Motor City Burning

Written by Bill Morris
Review by Ellen Keith

Motor City Burning, set in Detroit in the spring and summer of 1968 following the assassination of Dr. Martin Luther King, Jr., has two protagonists: black Willie Bledsoe, a Tuskegee student turned activist turned burned-out busboy, and white Frank Doyle, a police detective determined to solve a cold case, the murder of a woman in the summer riots of 1967.
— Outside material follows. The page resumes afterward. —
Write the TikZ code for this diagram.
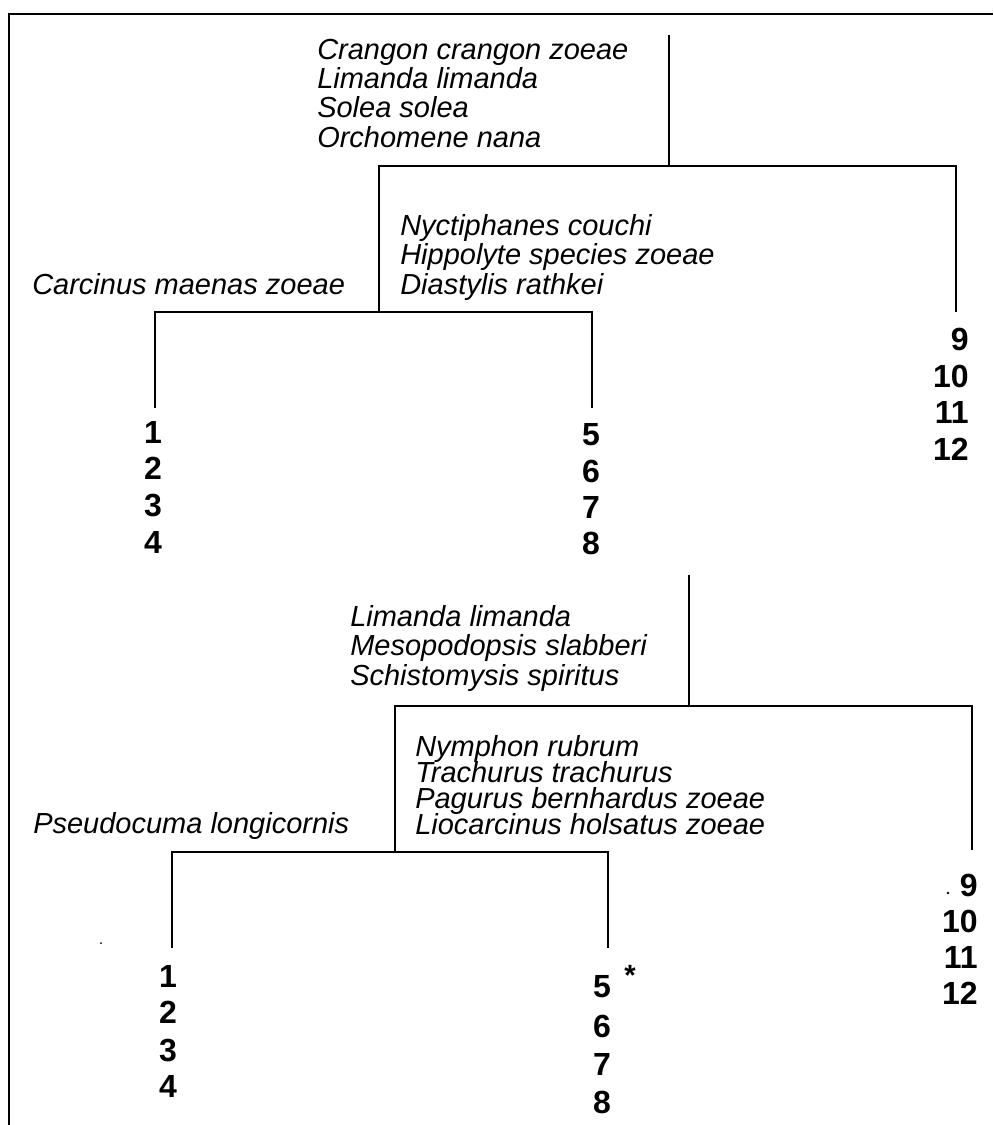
\documentclass[tikz,border=0pt]{standalone}
\usepackage{fontspec}
\setmainfont{Liberation Sans}
\newcommand\mytightls{\lineskiplimit=-100pt\relax\lineskip=0pt\relax}
\begin{document}
\begin{tikzpicture}[x=0.75pt,y=-0.75pt,
  lab/.style={anchor=base west, inner sep=0pt, align=left, font=\fontsize{21.75}{22}\selectfont\itshape\mytightls},
  labtight/.style={lab, font=\fontsize{21.75}{19.5}\selectfont\itshape\mytightls},
  num/.style={anchor=base, inner sep=0pt, font=\fontsize{24}{28}\selectfont\bfseries},
  numr/.style={num, anchor=base east},
  tree/.style={line width=1.2pt, line cap=butt},
  frame/.style={line width=1.6pt}]
\useasboundingbox (0,0) rectangle (993,1125);
% frame
\coordinate (fbl) at (9,1125);
\coordinate (ftl) at (9,14);
\coordinate (ftr) at (993,14);
\draw[frame] (fbl) -- (ftl) -- (ftr);

% ---------- top tree ----------
\coordinate (t0) at (669,35);
\coordinate (tj1) at (669,166);
\coordinate (tj2) at (379,312);
\coordinate (te9) at (956,312);
\coordinate (te1) at (155,408);
\coordinate (te5) at (592,408);
\draw[tree] (t0) -- (tj1);
\draw[tree] (tj2) |- (tj1) -| (te9);
\draw[tree] (te1) |- (tj2) -| (te5);

% anchor = baseline of the last line
\node[lab] (ta) at (317,147) {Crangon crangon zoeae\\Limanda limanda\\Solea solea\\Orchomene nana};
\node[lab] (tb) at (400,294) {Nyctiphanes couchi\\Hippolyte species zoeae\\Diastylis rathkei};
\node[lab] (tc) at (32,294) {Carcinus maenas zoeae};

\node[num] (tn1) at (153,443) {1};
\node[num] (tn2) at (153,479) {2};
\node[num] (tn3) at (153,516) {3};
\node[num] (tn4) at (153,553) {4};

\node[num] (tn5) at (591,445) {5};
\node[num] (tn6) at (591,482) {6};
\node[num] (tn7) at (591,518) {7};
\node[num] (tn8) at (591,554) {8};

\node[numr] (tn9) at (969,350) {9};
\node[numr] (tn10) at (969,387) {10};
\node[numr] (tn11) at (969,423) {11};
\node[numr] (tn12) at (969,460) {12};

% ---------- bottom tree ----------
\coordinate (b0) at (689,575);
\coordinate (bj1) at (689,706);
\coordinate (bj2) at (395,852);
\coordinate (be9) at (972,850);
\coordinate (be1) at (172,948);
\coordinate (be5) at (608,948);
\draw[tree] (b0) -- (bj1);
\draw[tree] (bj2) |- (bj1) -| (be9);
\draw[tree] (be1) |- (bj2) -| (be5);

\node[lab] (ba) at (350,685) {Limanda limanda\\Mesopodopsis slabberi\\Schistomysis spiritus};
\node[labtight] (bb) at (415,834) {Nymphon rubrum\\Trachurus trachurus\\Pagurus bernhardus zoeae\\Liocarcinus holsatus zoeae};
\node[lab] (bc) at (33,833) {Pseudocuma longicornis};

\node[num] (bn1) at (168,987) {1};
\node[num] (bn2) at (168,1023) {2};
\node[num] (bn3) at (168,1061) {3};
\node[num] (bn4) at (168,1097) {4};

\node[num] (bn5) at (602,997) {5};
\node[num] (bn6) at (602,1037) {6};
\node[num] (bn7) at (602,1075) {7};
\node[num] (bn8) at (602,1113) {8};
\node[inner sep=0pt, font=\fontsize{22}{26}\selectfont\bfseries] (bstar) at (630,975) {*};

\node[numr] (bn9) at (978,896) {9};
\node[numr] (bn10) at (978,932) {10};
\node[numr] (bn11) at (978,968) {11};
\node[numr] (bn12) at (978,1004) {12};

% specks
\fill (948,893) circle (1.4);
\fill (101,943) circle (1);
\end{tikzpicture}
\end{document}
Morris’s novel works both as a mystery and a fascinating study of this particular time and place, made a little more poignant (a word both Bledsoe and Doyle would scorn) by Detroit’s recent bankruptcy. For Bledsoe, the summer of 1968 is the Detroit Tigers, dating a receptionist for Motown, and navigating his employment at a country club. He also tries to write his memoirs of his time with “Snick” (Student Nonviolence Coordinating Committee) and come to terms with how he helped his Vietnam vet brother run guns. Doyle, a lifetime Detroit resident, lives in his childhood home and talks over his cases with his dead father. He doggedly follows leads in Helen Hull’s death, and they bring him to Bledsoe. Both men are compelling characters, which made me anxious about their inevitable meeting. I wanted Doyle to solve his case and Bledsoe to be innocent. No spoilers here, though. This is an excellent read for a portrait of Detroit that is full of affection without misplaced nostalgia. Put on some Motown music and enter into the past.